> **Given data**

########################################

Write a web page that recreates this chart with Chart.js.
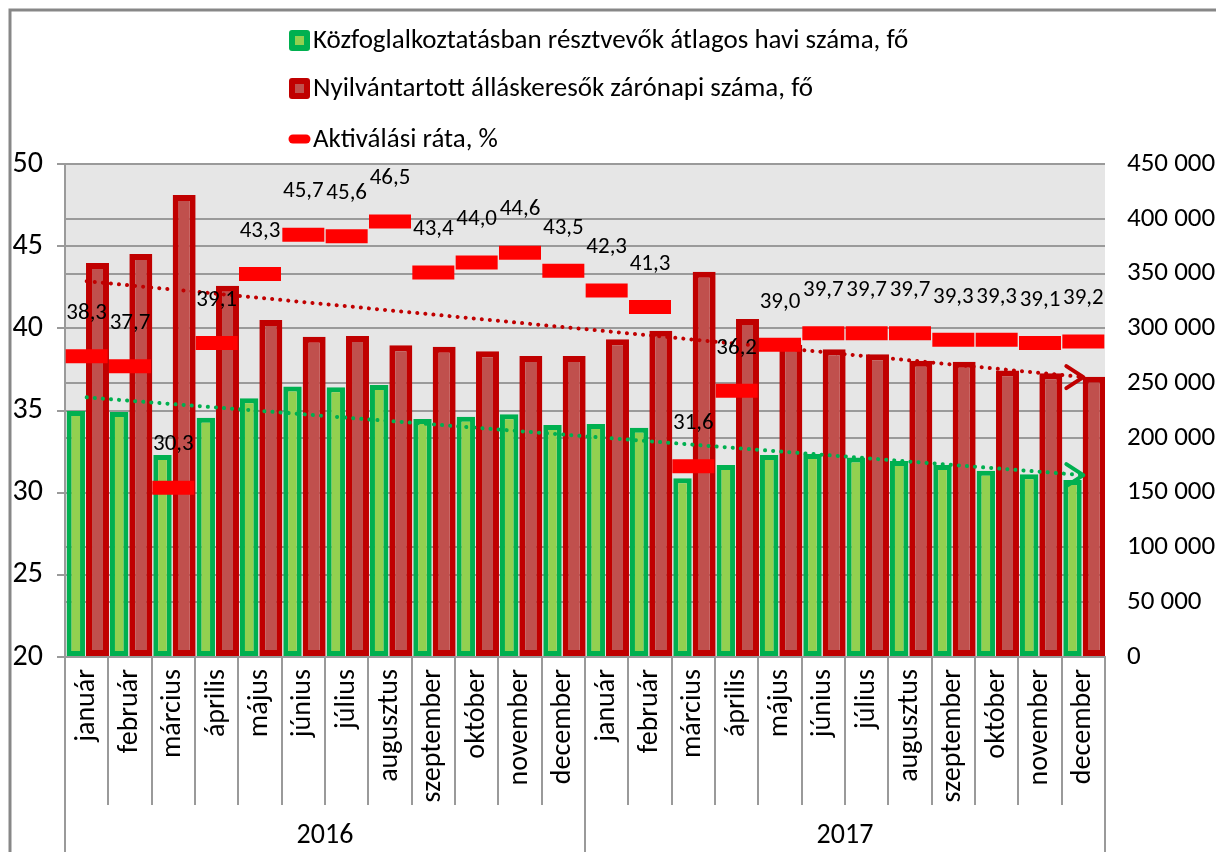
<!DOCTYPE html>
<html>
<head>
<meta charset="utf-8">
<script src="https://cdn.jsdelivr.net/npm/chart.js@4.4.1/dist/chart.umd.min.js"></script>
<style>
  body { margin: 0; background: #fff; }
  #wrap { width: 1216px; height: 852px; position: relative; }
</style>
</head>
<body>
<div id="wrap"><canvas id="chart"></canvas></div>
<script>
const months = ["január", "február", "március", "április", "május", "június",
  "július", "augusztus", "szeptember", "október", "november", "december"];
const years = ["2016", "2017"];

// Közfoglalkoztatásban résztvevők (fő)
const publicWorkers = [224600, 223600, 184400, 218400, 236100, 246800, 246200, 248300, 217200, 219400, 221500, 211800,
  212700, 209300, 163100, 175300, 184400, 185300, 182000, 178900, 175300, 170100, 166700, 161600];
// Nyilvántartott álláskeresők (fő)
const jobSeekers = [359600, 367900, 421700, 338900, 307600, 292400, 293000, 284500, 283300, 279000, 274800, 274800,
  290000, 297900, 351700, 308500, 285000, 280900, 276300, 270500, 269600, 261400, 259000, 255900];
// Aktiválási ráta (%)
const activationRate = [38.3, 37.7, 30.3, 39.1, 43.3, 45.7, 45.6, 46.5, 43.4, 44.0, 44.6, 43.5,
  42.3, 41.3, 31.6, 36.2, 39.0, 39.7, 39.7, 39.7, 39.3, 39.3, 39.1, 39.2];
// trend lines, start and end values
const publicWorkersTrend = [237000, 166000];
const jobSeekersTrend = [343000, 255500];

const labels = years.flatMap(() => months);
const FONT = "Carlito, Lato, sans-serif";
const GRID = "#9a9a9a";

function trendSeries(ends) {
  return labels.map((_, i) => (i === 0 ? ends[0] : i === labels.length - 1 ? ends[1] : null));
}

function fmtThousands(v) {
  return String(v).replace(/\B(?=(\d{3})+(?!\d))/g, " ");
}

const decor = {
  id: "decor",
  beforeDraw(chart) {
    const { ctx, chartArea: a } = chart;
    ctx.save();
    ctx.fillStyle = "#fff";
    ctx.fillRect(0, 0, chart.width, chart.height);
    ctx.fillStyle = "#e6e6e6";
    ctx.fillRect(a.left, a.top, a.right - a.left, a.bottom - a.top);
    ctx.restore();
  },
  afterDatasetsDraw(chart) {
    const ctx = chart.ctx;
    ctx.save();
    // arrow heads on trend lines
    chart.data.datasets.forEach((ds, di) => {
      if (!ds.isTrend) return;
      const pts = chart.getDatasetMeta(di).data;
      const p = pts[pts.length - 1];
      ctx.strokeStyle = ds.borderColor;
      ctx.lineWidth = 4;
      ctx.lineCap = "round";
      ctx.lineJoin = "round";
      ctx.beginPath();
      ctx.moveTo(p.x - 17, p.y - 11);
      ctx.lineTo(p.x, p.y);
      ctx.lineTo(p.x - 17, p.y + 11);
      ctx.stroke();
    });
    // value labels above the rate marks
    const ri = chart.data.datasets.findIndex(ds => ds.isRate);
    const meta = chart.getDatasetMeta(ri);
    ctx.fillStyle = "#000";
    ctx.font = "23px " + FONT;
    ctx.textAlign = "center";
    ctx.textBaseline = "middle";
    meta.data.forEach((p, i) => {
      const v = chart.data.datasets[ri].data[i];
      ctx.fillText(v.toFixed(1).replace(".", ","), p.x, p.y - 43);
    });
    ctx.restore();
  },
  afterDraw(chart) {
    const { ctx, chartArea: a } = chart;
    const x = chart.scales.x;
    ctx.save();
    // category separators under the axis
    const step = x.getPixelForValue(1) - x.getPixelForValue(0);
    const left = x.getPixelForValue(0) - step / 2;
    ctx.strokeStyle = GRID;
    ctx.lineWidth = 2;
    for (let i = 0; i <= labels.length; i++) {
      const px = Math.round(left + i * step);
      ctx.beginPath();
      ctx.moveTo(px, a.bottom);
      ctx.lineTo(px, i % months.length === 0 ? chart.height : 805);
      ctx.stroke();
    }
    ctx.fillStyle = "#000";
    ctx.font = "28px " + FONT;
    ctx.textAlign = "center";
    ctx.textBaseline = "middle";
    years.forEach((y, k) => {
      ctx.fillText(y, left + (k * months.length + months.length / 2) * step, 836);
    });

    // outer frame
    ctx.strokeStyle = "#878787";
    ctx.lineWidth = 3;
    ctx.beginPath();
    ctx.moveTo(10, chart.height);
    ctx.lineTo(10, 10);
    ctx.lineTo(chart.width, 10);
    ctx.stroke();

    // legend
    const rows = [40, 88, 139];
    const items = chart.data.datasets.filter(ds => !ds.isTrend);
    ctx.font = "27px " + FONT;
    ctx.textAlign = "left";
    items.forEach((ds, i) => {
      const y = rows[i];
      if (ds.isRate) {
        ctx.strokeStyle = ds.pointBorderColor;
        ctx.lineWidth = 9;
        ctx.lineCap = "round";
        ctx.beginPath();
        ctx.moveTo(293, y);
        ctx.lineTo(306, y);
        ctx.stroke();
      } else {
        ctx.fillStyle = ds.borderColor;
        ctx.beginPath();
        ctx.roundRect(289, y - 10, 21, 21, 3);
        ctx.fill();
        ctx.fillStyle = ds.backgroundColor;
        ctx.fillRect(295, y - 4, 9, 9);
      }
      ctx.fillStyle = "#000";
      ctx.fillText(ds.label, 313, y + 1);
    });
    ctx.restore();
  }
};

new Chart(document.getElementById("chart"), {
  data: {
    labels,
    datasets: [
      {
        type: "bar",
        label: "Közfoglalkoztatásban résztvevők átlagos havi száma, fő",
        data: publicWorkers,
        yAxisID: "y1",
        backgroundColor: "#92d050",
        borderColor: "#00b050",
        borderWidth: 5,
        borderSkipped: false,
        categoryPercentage: 1.0,
        barPercentage: 0.85,
        order: 3
      },
      {
        type: "bar",
        label: "Nyilvántartott álláskeresők zárónapi száma, fő",
        data: jobSeekers,
        yAxisID: "y1",
        backgroundColor: "#c0504d",
        borderColor: "#c00000",
        borderWidth: 6,
        borderSkipped: false,
        categoryPercentage: 1.0,
        barPercentage: 1.06,
        order: 4
      },
      {
        type: "line",
        label: "Aktiválási ráta, %",
        isRate: true,
        data: activationRate,
        yAxisID: "y",
        showLine: false,
        pointStyle: "line",
        pointRadius: 21,
        pointHoverRadius: 21,
        pointBorderWidth: 14,
        pointBorderColor: "#ff0000",
        borderColor: "#ff0000",
        order: 1
      },
      {
        type: "line",
        label: "trend1",
        isTrend: true,
        data: trendSeries(publicWorkersTrend),
        yAxisID: "y1",
        spanGaps: true,
        borderColor: "#00b050",
        borderWidth: 4,
        borderDash: [0.1, 8],
        borderCapStyle: "round",
        pointRadius: 0,
        order: 2
      },
      {
        type: "line",
        label: "trend2",
        isTrend: true,
        data: trendSeries(jobSeekersTrend),
        yAxisID: "y1",
        spanGaps: true,
        borderColor: "#c00000",
        borderWidth: 4,
        borderDash: [0.1, 8],
        borderCapStyle: "round",
        pointRadius: 0,
        order: 2
      }
    ]
  },
  options: {
    responsive: true,
    maintainAspectRatio: false,
    animation: false,
    layout: { padding: { top: 164, left: 0, right: 0, bottom: 0 } },
    plugins: {
      legend: { display: false },
      tooltip: { enabled: false }
    },
    scales: {
      x: {
        grid: { display: false },
        border: { display: true, color: GRID, width: 2 },
        ticks: {
          autoSkip: false,
          maxRotation: 90,
          minRotation: 90,
          padding: 4,
          color: "#000",
          font: { family: FONT, size: 28 }
        },
        afterFit(scale) { scale.height = 195; }
      },
      y: {
        position: "left",
        min: 20,
        max: 50,
        ticks: { stepSize: 5, padding: 14, color: "#000", font: { family: FONT, size: 30 } },
        grid: { color: GRID, lineWidth: 2, tickLength: 8 },
        border: { display: true, color: GRID, width: 2 },
        afterFit(scale) { scale.width = 65; }
      },
      y1: {
        position: "right",
        min: 0,
        max: 450000,
        ticks: {
          stepSize: 50000,
          padding: 22,
          color: "#000",
          font: { family: FONT, size: 27 },
          callback: v => fmtThousands(v)
        },
        grid: { color: GRID, lineWidth: 2, drawTicks: false },
        border: { display: false },
        afterFit(scale) { scale.width = 111; }
      }
    }
  },
  plugins: [decor]
});
</script>
</body>
</html>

########################################

> **Direction**
Please take the lines from the beginning of the data above through the line holding "const jobSeekersTrend = [343000, 255500];" and transcribe them exactly, without any pictures.

> **Final result**
Write a web page that recreates this chart with Chart.js.
<!DOCTYPE html>
<html>
<head>
<meta charset="utf-8">
<script src="https://cdn.jsdelivr.net/npm/chart.js@4.4.1/dist/chart.umd.min.js"></script>
<style>
  body { margin: 0; background: #fff; }
  #wrap { width: 1216px; height: 852px; position: relative; }
</style>
</head>
<body>
<div id="wrap"><canvas id="chart"></canvas></div>
<script>
const months = ["január", "február", "március", "április", "május", "június",
  "július", "augusztus", "szeptember", "október", "november", "december"];
const years = ["2016", "2017"];

// Közfoglalkoztatásban résztvevők (fő)
const publicWorkers = [224600, 223600, 184400, 218400, 236100, 246800, 246200, 248300, 217200, 219400, 221500, 211800,
  212700, 209300, 163100, 175300, 184400, 185300, 182000, 178900, 175300, 170100, 166700, 161600];
// Nyilvántartott álláskeresők (fő)
const jobSeekers = [359600, 367900, 421700, 338900, 307600, 292400, 293000, 284500, 283300, 279000, 274800, 274800,
  290000, 297900, 351700, 308500, 285000, 280900, 276300, 270500, 269600, 261400, 259000, 255900];
// Aktiválási ráta (%)
const activationRate = [38.3, 37.7, 30.3, 39.1, 43.3, 45.7, 45.6, 46.5, 43.4, 44.0, 44.6, 43.5,
  42.3, 41.3, 31.6, 36.2, 39.0, 39.7, 39.7, 39.7, 39.3, 39.3, 39.1, 39.2];
// trend lines, start and end values
const publicWorkersTrend = [237000, 166000];
const jobSeekersTrend = [343000, 255500];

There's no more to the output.